Exposure to alcohol is detrimental to fetal development, and there is no known safe limit of exposure. The harmful effects of alcohol may manifest during the child's development and growth in many ways. The risk of alcohol use during pregnancy has previously been assessed mainly on the basis of the expectant mother's previous use of alcohol, but not on the basis of their partner's drinking habits.
The new study looked at the alcohol consumption of 14,822 Finnish women and their partners before and during pregnancy. The study covered a total of 21,472 pregnancies between 2009 and 2018.
In 86% of the pregnancies, the expectant mother reported having used alcohol before pregnancy, and 4.5% also during pregnancy. In 25% of the pregnancies, women reported that they had stopped drinking only after learning about their pregnancy, which means that the fetus may have been exposed to alcohol in the early stages of pregnancy. However, partners generally did not reduce their alcohol consumption before or during pregnancy.
Before pregnancy, partners' alcohol use was strongly linked to the frequency and quantity of alcohol consumed by women, how often they binge drank, and whether their drinking met the criteria for risk use. A weaker, yet significant association was observed also during pregnancy. In women who consumed alcohol during pregnancy, the quantity of alcohol used, for example, was affected by their partner's use of alcohol.

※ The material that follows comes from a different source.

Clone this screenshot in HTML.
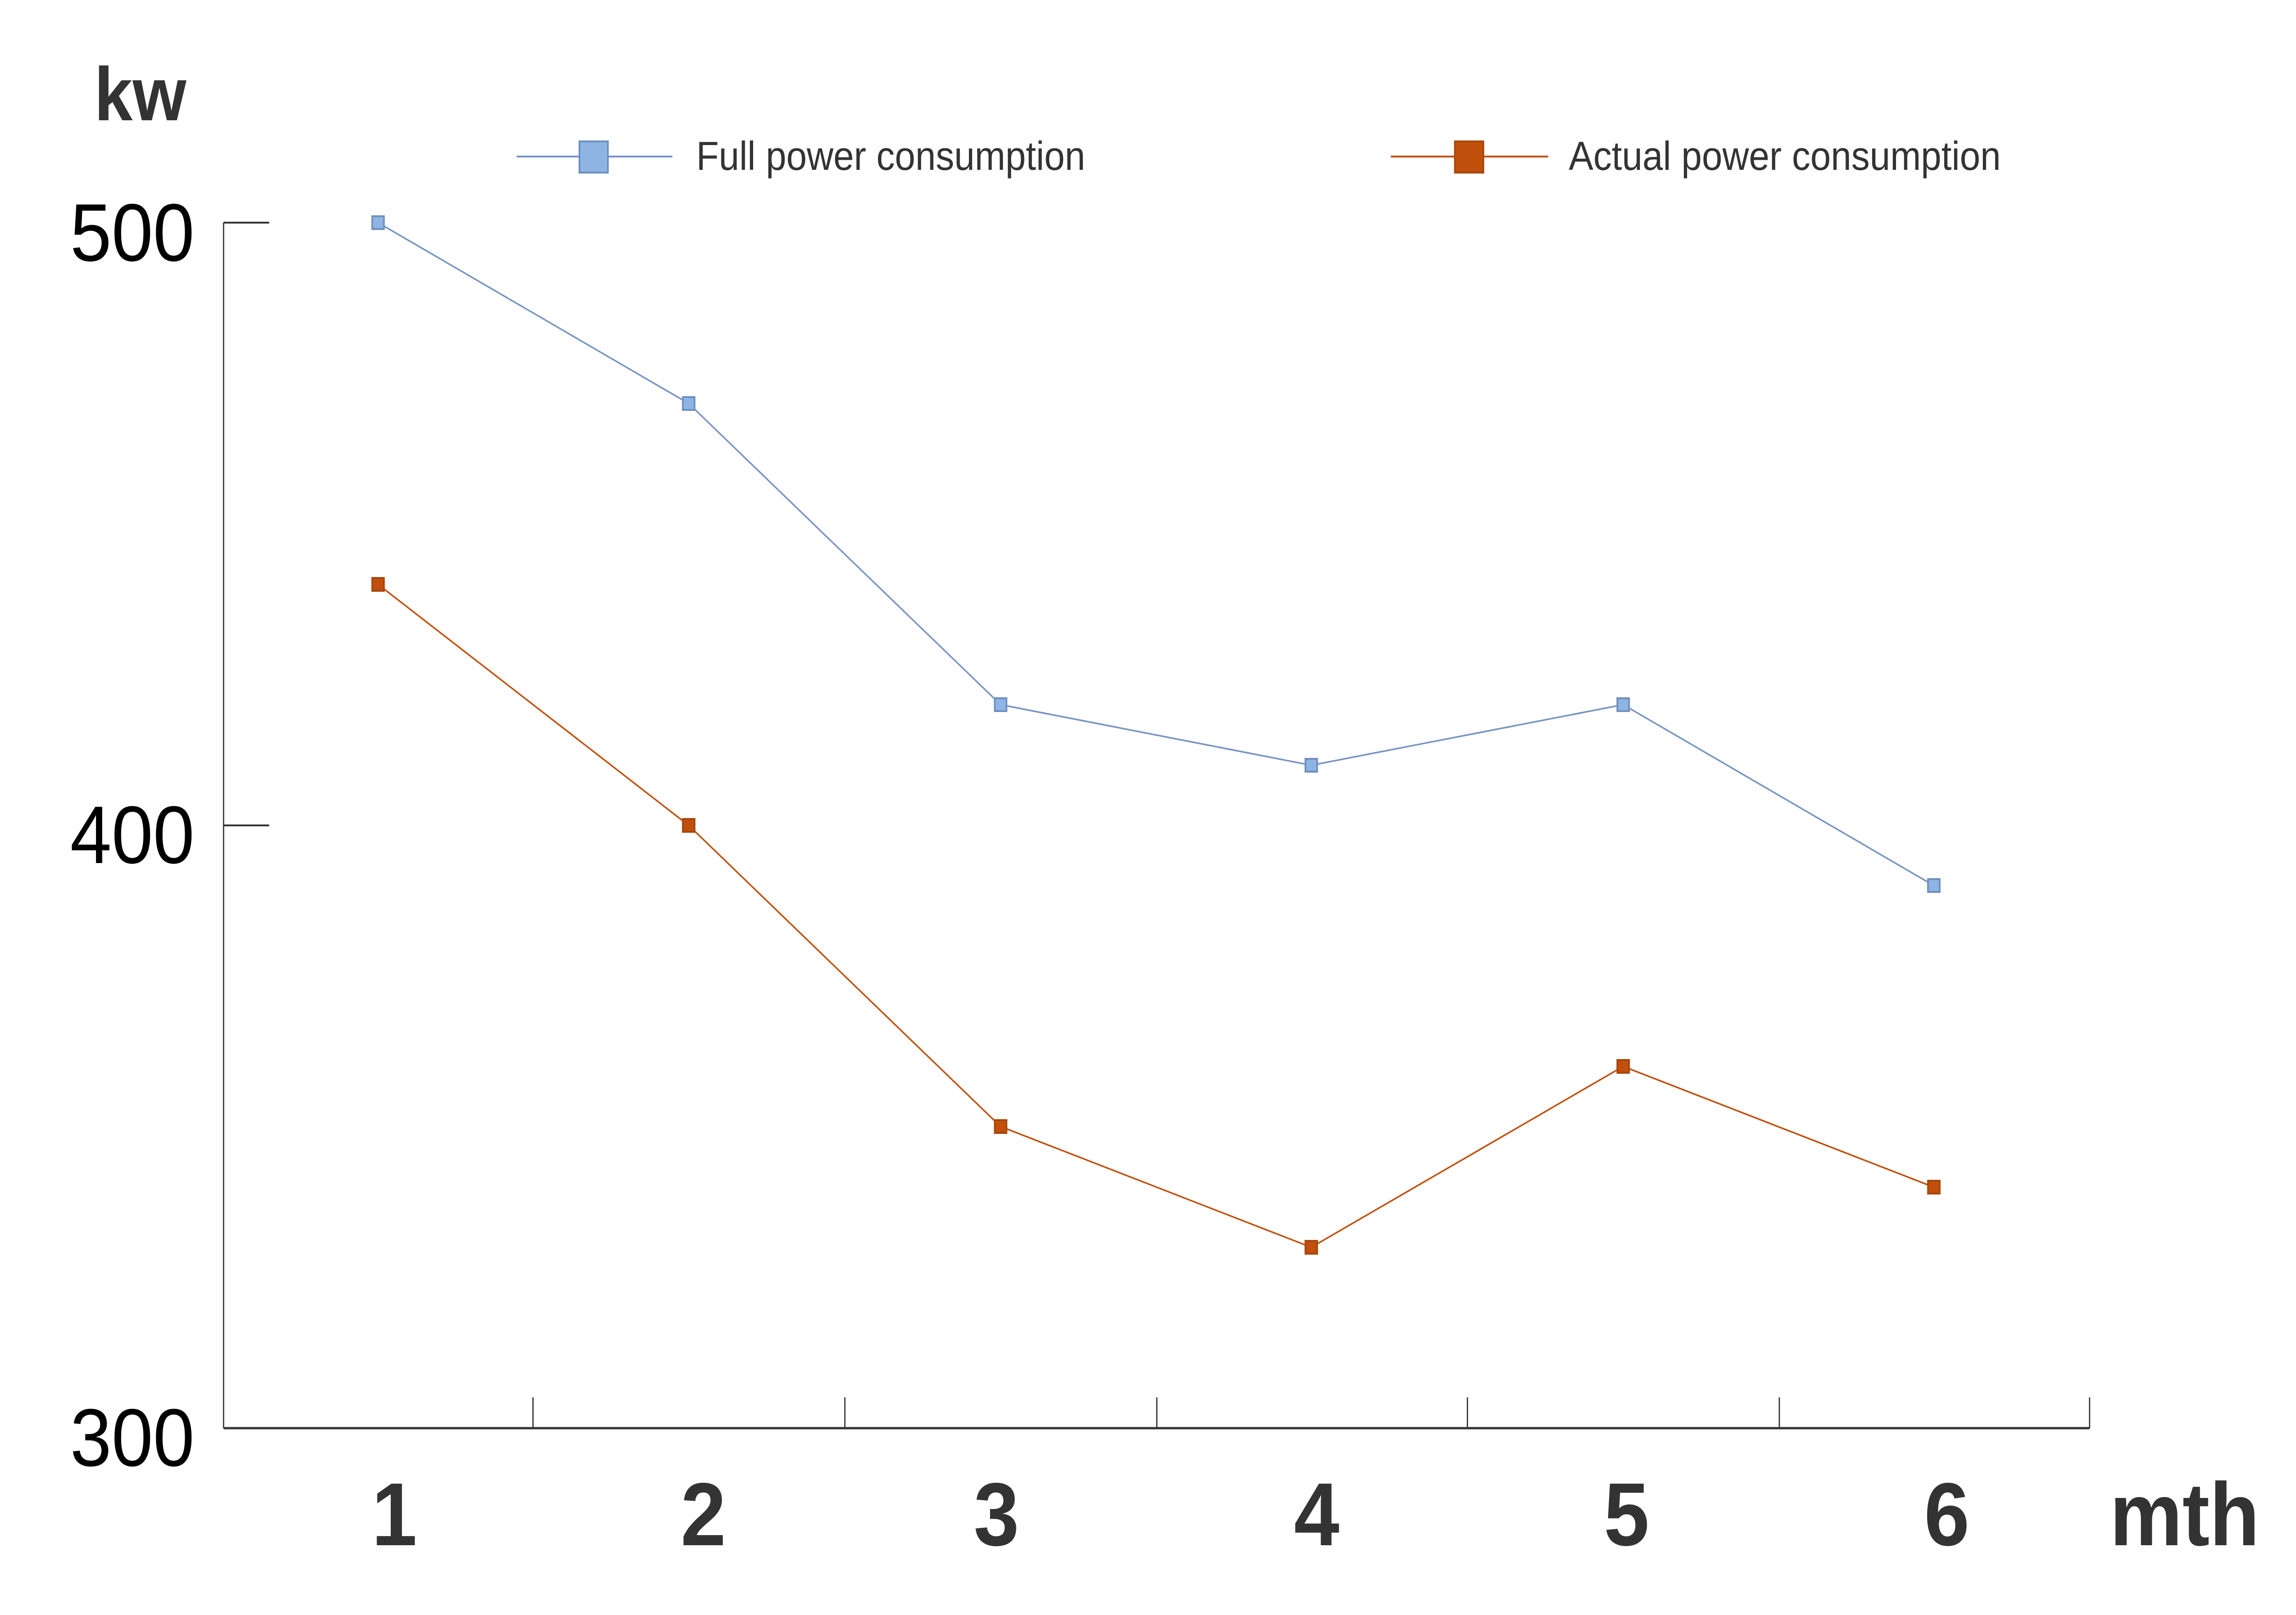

Women who reported having used alcohol during pregnancy were usually heavy drinkers before pregnancy. Younger women had higher alcohol use risk scores before pregnancy, but during pregnancy their alcohol consumption did not differ from other age groups.
According to the researchers, the results show that, in order to protect the fetus from exposure to alcohol, both parents should reduce their alcohol consumption already when planning pregnancy. Both parents need information on the harmful effects of alcohol on the fetus, and when assessing the risk of alcohol consumption during pregnancy, the use of alcohol should be taken into account not only for the expectant mother, but also for the partner. The partner's support may help to avoid alcohol consumption during pregnancy.
"Our findings are well in line with those from other European and American studies. There can, of course, be great local variation in maternal drinking between different sub-populations. When it comes to partners, we noticed that Finns seem to reduce their alcohol use less than what has been observed in other Nordic studies, but otherwise that, too, is in line with other Western countries," Senior Researcher Olli Kärkkäinen from the University of Eastern Finland says.